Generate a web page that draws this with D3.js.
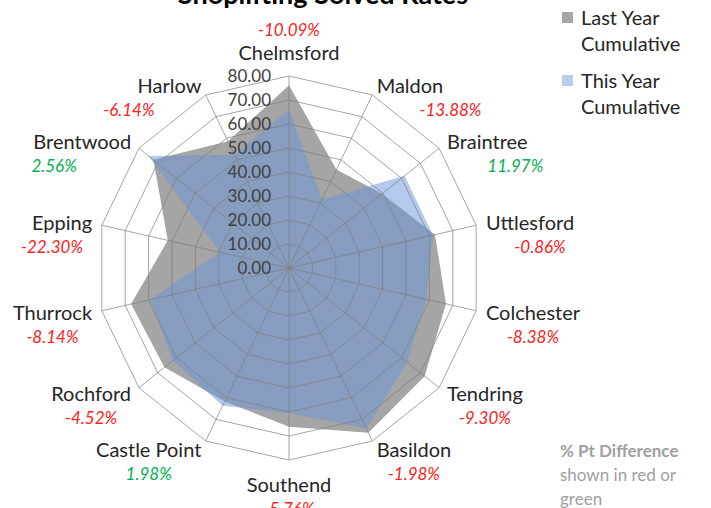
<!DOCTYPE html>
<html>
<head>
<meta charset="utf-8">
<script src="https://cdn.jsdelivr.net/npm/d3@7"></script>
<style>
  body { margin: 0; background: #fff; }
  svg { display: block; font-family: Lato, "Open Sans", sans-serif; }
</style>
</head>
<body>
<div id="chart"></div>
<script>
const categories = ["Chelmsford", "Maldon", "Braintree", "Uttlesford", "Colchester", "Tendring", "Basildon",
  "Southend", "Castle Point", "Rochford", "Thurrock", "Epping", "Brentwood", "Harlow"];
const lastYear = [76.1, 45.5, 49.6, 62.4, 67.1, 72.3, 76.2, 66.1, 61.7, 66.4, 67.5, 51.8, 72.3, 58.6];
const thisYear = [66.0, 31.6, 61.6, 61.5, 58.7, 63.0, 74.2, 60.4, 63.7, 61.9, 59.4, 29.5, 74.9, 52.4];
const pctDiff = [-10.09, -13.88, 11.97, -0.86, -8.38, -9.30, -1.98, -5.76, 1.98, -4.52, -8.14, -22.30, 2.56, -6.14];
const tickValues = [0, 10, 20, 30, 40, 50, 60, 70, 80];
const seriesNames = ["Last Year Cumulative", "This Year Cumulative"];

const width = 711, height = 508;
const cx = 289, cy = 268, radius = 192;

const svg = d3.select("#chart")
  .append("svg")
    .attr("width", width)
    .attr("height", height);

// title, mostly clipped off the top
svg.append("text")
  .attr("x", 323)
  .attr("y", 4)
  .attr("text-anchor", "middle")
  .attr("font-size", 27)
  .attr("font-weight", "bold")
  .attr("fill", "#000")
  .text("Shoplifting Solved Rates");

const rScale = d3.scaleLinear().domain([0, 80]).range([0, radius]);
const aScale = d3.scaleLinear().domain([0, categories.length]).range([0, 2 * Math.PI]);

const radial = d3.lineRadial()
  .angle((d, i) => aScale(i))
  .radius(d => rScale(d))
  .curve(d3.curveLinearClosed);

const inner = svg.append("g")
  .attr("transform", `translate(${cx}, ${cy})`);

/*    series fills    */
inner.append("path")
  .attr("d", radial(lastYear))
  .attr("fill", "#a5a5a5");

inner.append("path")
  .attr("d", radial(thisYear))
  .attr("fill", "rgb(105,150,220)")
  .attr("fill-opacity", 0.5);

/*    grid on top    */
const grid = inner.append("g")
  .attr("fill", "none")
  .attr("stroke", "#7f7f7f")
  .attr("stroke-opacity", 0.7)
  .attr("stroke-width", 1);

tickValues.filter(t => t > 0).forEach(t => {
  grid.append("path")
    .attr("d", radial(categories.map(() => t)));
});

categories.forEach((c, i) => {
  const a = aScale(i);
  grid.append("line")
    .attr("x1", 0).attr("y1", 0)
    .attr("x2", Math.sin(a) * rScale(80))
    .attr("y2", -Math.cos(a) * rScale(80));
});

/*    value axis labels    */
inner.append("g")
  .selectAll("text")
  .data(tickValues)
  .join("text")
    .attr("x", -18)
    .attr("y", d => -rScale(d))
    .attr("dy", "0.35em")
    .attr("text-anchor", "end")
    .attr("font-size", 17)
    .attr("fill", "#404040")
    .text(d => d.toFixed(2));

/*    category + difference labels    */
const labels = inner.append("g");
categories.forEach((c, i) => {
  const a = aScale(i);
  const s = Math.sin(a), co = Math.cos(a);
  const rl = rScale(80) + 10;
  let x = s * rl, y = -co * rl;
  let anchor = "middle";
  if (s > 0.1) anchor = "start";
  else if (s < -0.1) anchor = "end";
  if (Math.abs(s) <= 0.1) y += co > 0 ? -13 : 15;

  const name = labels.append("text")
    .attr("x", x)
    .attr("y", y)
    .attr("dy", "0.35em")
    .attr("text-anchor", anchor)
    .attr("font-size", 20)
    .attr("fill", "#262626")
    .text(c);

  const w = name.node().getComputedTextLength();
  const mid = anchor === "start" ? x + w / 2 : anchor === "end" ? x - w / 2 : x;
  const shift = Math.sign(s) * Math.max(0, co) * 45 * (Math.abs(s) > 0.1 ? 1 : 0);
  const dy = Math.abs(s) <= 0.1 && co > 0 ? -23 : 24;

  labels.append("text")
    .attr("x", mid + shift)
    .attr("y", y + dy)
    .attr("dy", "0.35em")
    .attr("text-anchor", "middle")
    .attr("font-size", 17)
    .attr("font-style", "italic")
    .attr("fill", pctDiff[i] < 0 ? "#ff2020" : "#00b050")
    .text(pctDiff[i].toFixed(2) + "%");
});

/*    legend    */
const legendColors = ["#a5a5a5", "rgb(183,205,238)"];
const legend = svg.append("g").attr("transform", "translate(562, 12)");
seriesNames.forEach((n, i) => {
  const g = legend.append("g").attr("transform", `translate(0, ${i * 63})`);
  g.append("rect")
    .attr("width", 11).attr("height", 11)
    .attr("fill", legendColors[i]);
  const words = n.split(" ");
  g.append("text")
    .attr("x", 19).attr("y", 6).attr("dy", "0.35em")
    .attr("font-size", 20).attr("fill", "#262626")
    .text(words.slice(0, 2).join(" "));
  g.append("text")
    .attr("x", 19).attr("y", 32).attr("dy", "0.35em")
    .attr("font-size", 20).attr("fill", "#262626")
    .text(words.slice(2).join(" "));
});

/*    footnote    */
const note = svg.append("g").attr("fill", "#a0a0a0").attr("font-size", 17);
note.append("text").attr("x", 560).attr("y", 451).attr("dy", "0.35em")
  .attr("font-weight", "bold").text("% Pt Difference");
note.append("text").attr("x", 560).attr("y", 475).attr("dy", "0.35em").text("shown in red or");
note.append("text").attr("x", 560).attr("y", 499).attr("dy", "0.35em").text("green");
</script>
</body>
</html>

▶ Instruction: Transcribe the listing above verbatim. Omit the pictures.

▶ Solution for this exercise:
Generate a web page that draws this with D3.js.
<!DOCTYPE html>
<html>
<head>
<meta charset="utf-8">
<script src="https://cdn.jsdelivr.net/npm/d3@7"></script>
<style>
  body { margin: 0; background: #fff; }
  svg { display: block; font-family: Lato, "Open Sans", sans-serif; }
</style>
</head>
<body>
<div id="chart"></div>
<script>
const categories = ["Chelmsford", "Maldon", "Braintree", "Uttlesford", "Colchester", "Tendring", "Basildon",
  "Southend", "Castle Point", "Rochford", "Thurrock", "Epping", "Brentwood", "Harlow"];
const lastYear = [76.1, 45.5, 49.6, 62.4, 67.1, 72.3, 76.2, 66.1, 61.7, 66.4, 67.5, 51.8, 72.3, 58.6];
const thisYear = [66.0, 31.6, 61.6, 61.5, 58.7, 63.0, 74.2, 60.4, 63.7, 61.9, 59.4, 29.5, 74.9, 52.4];
const pctDiff = [-10.09, -13.88, 11.97, -0.86, -8.38, -9.30, -1.98, -5.76, 1.98, -4.52, -8.14, -22.30, 2.56, -6.14];
const tickValues = [0, 10, 20, 30, 40, 50, 60, 70, 80];
const seriesNames = ["Last Year Cumulative", "This Year Cumulative"];

const width = 711, height = 508;
const cx = 289, cy = 268, radius = 192;

const svg = d3.select("#chart")
  .append("svg")
    .attr("width", width)
    .attr("height", height);

// title, mostly clipped off the top
svg.append("text")
  .attr("x", 323)
  .attr("y", 4)
  .attr("text-anchor", "middle")
  .attr("font-size", 27)
  .attr("font-weight", "bold")
  .attr("fill", "#000")
  .text("Shoplifting Solved Rates");

const rScale = d3.scaleLinear().domain([0, 80]).range([0, radius]);
const aScale = d3.scaleLinear().domain([0, categories.length]).range([0, 2 * Math.PI]);

const radial = d3.lineRadial()
  .angle((d, i) => aScale(i))
  .radius(d => rScale(d))
  .curve(d3.curveLinearClosed);

const inner = svg.append("g")
  .attr("transform", `translate(${cx}, ${cy})`);

/*    series fills    */
inner.append("path")
  .attr("d", radial(lastYear))
  .attr("fill", "#a5a5a5");

inner.append("path")
  .attr("d", radial(thisYear))
  .attr("fill", "rgb(105,150,220)")
  .attr("fill-opacity", 0.5);

/*    grid on top    */
const grid = inner.append("g")
  .attr("fill", "none")
  .attr("stroke", "#7f7f7f")
  .attr("stroke-opacity", 0.7)
  .attr("stroke-width", 1);

tickValues.filter(t => t > 0).forEach(t => {
  grid.append("path")
    .attr("d", radial(categories.map(() => t)));
});

categories.forEach((c, i) => {
  const a = aScale(i);
  grid.append("line")
    .attr("x1", 0).attr("y1", 0)
    .attr("x2", Math.sin(a) * rScale(80))
    .attr("y2", -Math.cos(a) * rScale(80));
});

/*    value axis labels    */
inner.append("g")
  .selectAll("text")
  .data(tickValues)
  .join("text")
    .attr("x", -18)
    .attr("y", d => -rScale(d))
    .attr("dy", "0.35em")
    .attr("text-anchor", "end")
    .attr("font-size", 17)
    .attr("fill", "#404040")
    .text(d => d.toFixed(2));

/*    category + difference labels    */
const labels = inner.append("g");
categories.forEach((c, i) => {
  const a = aScale(i);
  const s = Math.sin(a), co = Math.cos(a);
  const rl = rScale(80) + 10;
  let x = s * rl, y = -co * rl;
  let anchor = "middle";
  if (s > 0.1) anchor = "start";
  else if (s < -0.1) anchor = "end";
  if (Math.abs(s) <= 0.1) y += co > 0 ? -13 : 15;

  const name = labels.append("text")
    .attr("x", x)
    .attr("y", y)
    .attr("dy", "0.35em")
    .attr("text-anchor", anchor)
    .attr("font-size", 20)
    .attr("fill", "#262626")
    .text(c);

  const w = name.node().getComputedTextLength();
  const mid = anchor === "start" ? x + w / 2 : anchor === "end" ? x - w / 2 : x;
  const shift = Math.sign(s) * Math.max(0, co) * 45 * (Math.abs(s) > 0.1 ? 1 : 0);
  const dy = Math.abs(s) <= 0.1 && co > 0 ? -23 : 24;

  labels.append("text")
    .attr("x", mid + shift)
    .attr("y", y + dy)
    .attr("dy", "0.35em")
    .attr("text-anchor", "middle")
    .attr("font-size", 17)
    .attr("font-style", "italic")
    .attr("fill", pctDiff[i] < 0 ? "#ff2020" : "#00b050")
    .text(pctDiff[i].toFixed(2) + "%");
});

/*    legend    */
const legendColors = ["#a5a5a5", "rgb(183,205,238)"];
const legend = svg.append("g").attr("transform", "translate(562, 12)");
seriesNames.forEach((n, i) => {
  const g = legend.append("g").attr("transform", `translate(0, ${i * 63})`);
  g.append("rect")
    .attr("width", 11).attr("height", 11)
    .attr("fill", legendColors[i]);
  const words = n.split(" ");
  g.append("text")
    .attr("x", 19).attr("y", 6).attr("dy", "0.35em")
    .attr("font-size", 20).attr("fill", "#262626")
    .text(words.slice(0, 2).join(" "));
  g.append("text")
    .attr("x", 19).attr("y", 32).attr("dy", "0.35em")
    .attr("font-size", 20).attr("fill", "#262626")
    .text(words.slice(2).join(" "));
});

/*    footnote    */
const note = svg.append("g").attr("fill", "#a0a0a0").attr("font-size", 17);
note.append("text").attr("x", 560).attr("y", 451).attr("dy", "0.35em")
  .attr("font-weight", "bold").text("% Pt Difference");
note.append("text").attr("x", 560).attr("y", 475).attr("dy", "0.35em").text("shown in red or");
note.append("text").attr("x", 560).attr("y", 499).attr("dy", "0.35em").text("green");
</script>
</body>
</html>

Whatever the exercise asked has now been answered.